Sería ilógico deducir de esta máxima: “Todas las cosas que pidiereis orando, creed que las recibiréis”,
que basta pedir para obtener y sería injusto acusar a la
Providencia porque no concede todo pedido que le es
hecho, pues ella sabe, mejor que nosotros, lo que es
para nuestro bien. Hace lo mismo que un padre
prudente que rehusa a su hijo las cosas contrarias al
interés de éste. Generalmente el hombre sólo ve el
presente; mas si el sufrimiento es útil para su futura
felicidad, Dios le dejará que sufra, como el cirujano
deja sufrir al enfermo en la operación que debe
conducirle a la curación.
Lo que Dios le concederá, si se dirige a Él con
confianza, es valor, paciencia y resignación. También
le concederá los medios para que él mismo salga del
conflicto, con ayuda de las ideas que le sugiere por
medio de los buenos Espíritus, dejándoles de este modo
todo el mérito; Dios asiste a los que se ayudan a sí
mismos, según esta máxima: “Ayúdate y el cielo te
ayudará”, y no a aquellos que todo esperan de un
socorro extraño, sin hacer uso de sus propias
facultades; pero, generalmente se prefiere ser socorrido
por un milagro, sin hacer nada. (Cap. XXV, números 1
y siguientes).
8.
Pongamos un ejemplo. Un hombre se ha perdido en el desierto y sufre una sed horrible; siéntese
desfallecer y se deja caer en el suelo; entonces, ruega
a Dios que le asista y espera; pero ningún ángel viene
a traerle agua. Sin embargo, un buen Espíritu le ha
sugerido el pensamiento de levantarse, seguir uno de
los senderos que se presentan ante él, y entonces por
un movimiento maquinal, reúne sus fuerzas, se levanta
y marcha a la ventura. Llega a una colina y descubre a
lo lejos un arroyuelo, y ante esta vista, recobra ánimo.

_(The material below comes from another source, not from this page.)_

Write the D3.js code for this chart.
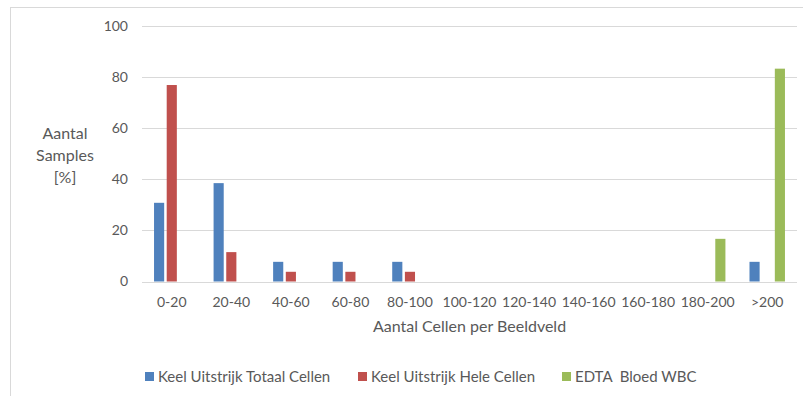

Si tiene fe exclamará: “Gracias, Dios mío, por el
pensamiento que me habéis inspirado y por la fuerza
que me habéis dado”. Si no tiene fe, dirá: “¡Qué buen
pensamiento he tenido! ¡Qué suerte tuve de haber
tomado el camino de la derecha más bien que el de la
izquierda! ¡La casualidad, verdaderamente, nos sirve
bien algunas veces! ¡Cuánto me felicito por mi valor en
no dejarme abatir!”
Pero, se dirá, ¿por qué el buen Espíritu no le
dijo claramente: “Siga esta senda y al extremo
encontrarás lo que necesitas?” ¿Por qué no se le
manifestó, para guiarle y sostenerle en su
abatimiento? De este modo, quedaría convencido
de la intervención de la Providencia. Primero, fue
para enseñarle que es preciso ayudarse a sí mismo y
hacer uso de sus propias fuerzas. Además, por tal
incertidumbre, Dios pone a prueba su confianza y
sumisión a su voluntad. Este hombre estaba en la
situación de un niño que cae y si ve a alguno, grita y
espera que le vayan a levantar; si no ve a nadie,
hace esfuerzos y se levanta sólo.
Si el ángel que acompañó a Tobías le hubiese
dicho: “Soy el enviado de Dios para guiarte en tu viaje
y preservarte de todo peligro”, Tobías no hubiera
tenido ningún mérito; confiando en su compañero, no
tendría ni siquiera necesidad de pensar; por esto el
ángel no se dio a conocer hasta el regreso.